As any student of the philosophy of social science knows, there is some interplay between the concepts used to explain another’s action, and how that actor understands what they are doing. Often explanatory frameworks become adopted by the actors being analysed. This has a political dimension too. The Brixton and Toxteth riots of the 1980s were quite manifestly political. They had political spokespersons, grievances and shared demands, lending themselves to sociological analysis. In themselves and for themselves, they were about police brutality, racism and the devastation of urban economies. And for all these reasons, it became all the more important for Conservative politicians to describe them using the language of individual morality, self-control, blame and criminality. The more collectivist the phenomenon (both in itself and for itself), the more urgently the Right will mobilise its individualist explanatory frameworks.
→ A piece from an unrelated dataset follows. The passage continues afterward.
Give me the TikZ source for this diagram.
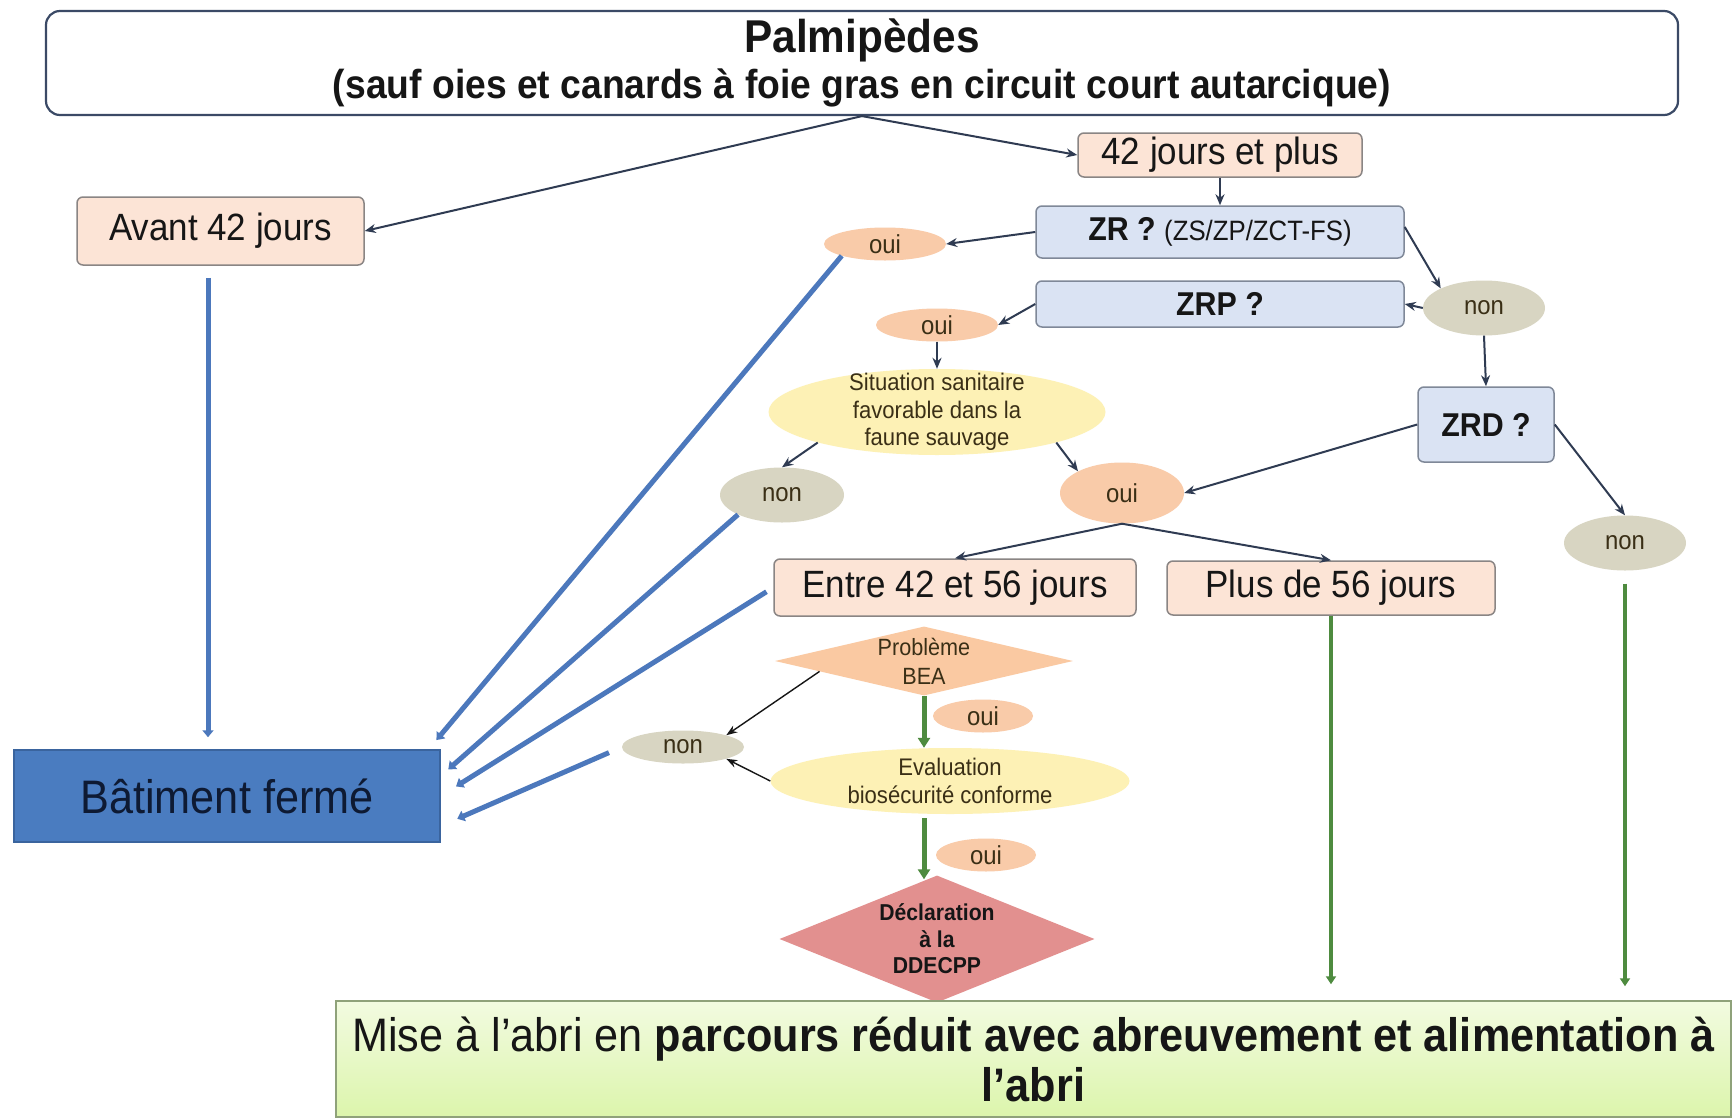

Strangely, other than the repeated mantra that there is “no excuse” for looting, I’ve been surprised by how guarded the political classes have been on this occasion. I assumed that moralistic rhetoric would be raining down by now, focused on absent fathers, bringing back the birch, national service and banning computer games. But no. Could it be that the absence of politics, of sociological rationale, and of socialist ambition in these events means that they are, from a Rightwing perspective, comparatively safe? While they are, at least ‘for themselves’, acts of egoistic, hedonistic, moral transgressions, there is no need for Tory MPs to take to the airwaves and describe them as such. By acting as if there is ‘no such thing as society’, the rioters are already doing this for them.